● **SHORT EXERCISE**: Go through the listing and copy each line with the string "matplotlib".

○ ○ ○

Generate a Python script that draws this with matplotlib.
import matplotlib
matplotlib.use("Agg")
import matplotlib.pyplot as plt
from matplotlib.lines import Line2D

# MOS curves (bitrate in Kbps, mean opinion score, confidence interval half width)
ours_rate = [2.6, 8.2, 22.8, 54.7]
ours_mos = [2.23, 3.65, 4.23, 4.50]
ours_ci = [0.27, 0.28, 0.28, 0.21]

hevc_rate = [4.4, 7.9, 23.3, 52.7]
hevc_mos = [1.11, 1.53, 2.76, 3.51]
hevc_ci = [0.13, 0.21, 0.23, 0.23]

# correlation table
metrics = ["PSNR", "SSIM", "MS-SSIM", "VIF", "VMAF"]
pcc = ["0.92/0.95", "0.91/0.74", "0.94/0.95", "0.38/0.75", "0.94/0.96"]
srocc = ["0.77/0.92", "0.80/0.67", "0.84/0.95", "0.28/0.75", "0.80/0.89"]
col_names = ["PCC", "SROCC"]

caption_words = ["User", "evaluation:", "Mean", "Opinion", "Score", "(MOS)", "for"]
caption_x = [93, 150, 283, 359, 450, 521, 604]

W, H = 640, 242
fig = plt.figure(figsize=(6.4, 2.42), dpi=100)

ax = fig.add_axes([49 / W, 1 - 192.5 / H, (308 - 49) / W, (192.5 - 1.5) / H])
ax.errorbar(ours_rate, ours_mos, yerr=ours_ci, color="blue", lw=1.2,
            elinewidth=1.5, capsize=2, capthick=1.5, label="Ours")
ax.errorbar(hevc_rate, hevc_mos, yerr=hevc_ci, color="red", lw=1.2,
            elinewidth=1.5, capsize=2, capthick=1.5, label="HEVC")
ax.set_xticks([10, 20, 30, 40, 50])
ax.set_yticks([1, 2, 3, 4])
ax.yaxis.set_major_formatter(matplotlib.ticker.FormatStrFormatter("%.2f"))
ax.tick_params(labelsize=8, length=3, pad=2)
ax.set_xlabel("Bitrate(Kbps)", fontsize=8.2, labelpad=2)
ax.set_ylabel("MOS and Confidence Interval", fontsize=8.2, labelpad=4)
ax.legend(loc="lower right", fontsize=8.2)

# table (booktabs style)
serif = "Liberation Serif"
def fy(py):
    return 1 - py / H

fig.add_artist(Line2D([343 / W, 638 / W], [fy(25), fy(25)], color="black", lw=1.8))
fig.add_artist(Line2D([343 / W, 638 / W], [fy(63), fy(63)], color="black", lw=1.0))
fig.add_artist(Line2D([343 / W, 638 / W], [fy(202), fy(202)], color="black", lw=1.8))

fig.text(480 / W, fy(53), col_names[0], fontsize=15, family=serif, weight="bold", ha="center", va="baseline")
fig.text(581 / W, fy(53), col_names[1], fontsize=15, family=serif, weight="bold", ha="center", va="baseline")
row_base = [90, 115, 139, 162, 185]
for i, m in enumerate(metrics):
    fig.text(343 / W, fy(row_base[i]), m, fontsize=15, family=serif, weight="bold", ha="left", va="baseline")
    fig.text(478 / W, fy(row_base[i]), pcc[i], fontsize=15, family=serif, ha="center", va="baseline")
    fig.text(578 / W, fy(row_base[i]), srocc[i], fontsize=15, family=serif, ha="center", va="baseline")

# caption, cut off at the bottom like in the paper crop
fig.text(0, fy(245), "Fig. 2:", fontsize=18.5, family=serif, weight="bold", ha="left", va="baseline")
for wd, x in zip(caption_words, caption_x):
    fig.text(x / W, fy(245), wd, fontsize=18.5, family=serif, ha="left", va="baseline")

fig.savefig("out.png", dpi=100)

○ ○ ○

● **ANSWER FOR THIS EXERCISE**:
Generate a Python script that draws this with matplotlib.
import matplotlib
matplotlib.use("Agg")
import matplotlib.pyplot as plt
from matplotlib.lines import Line2D
ax.yaxis.set_major_formatter(matplotlib.ticker.FormatStrFormatter("%.2f"))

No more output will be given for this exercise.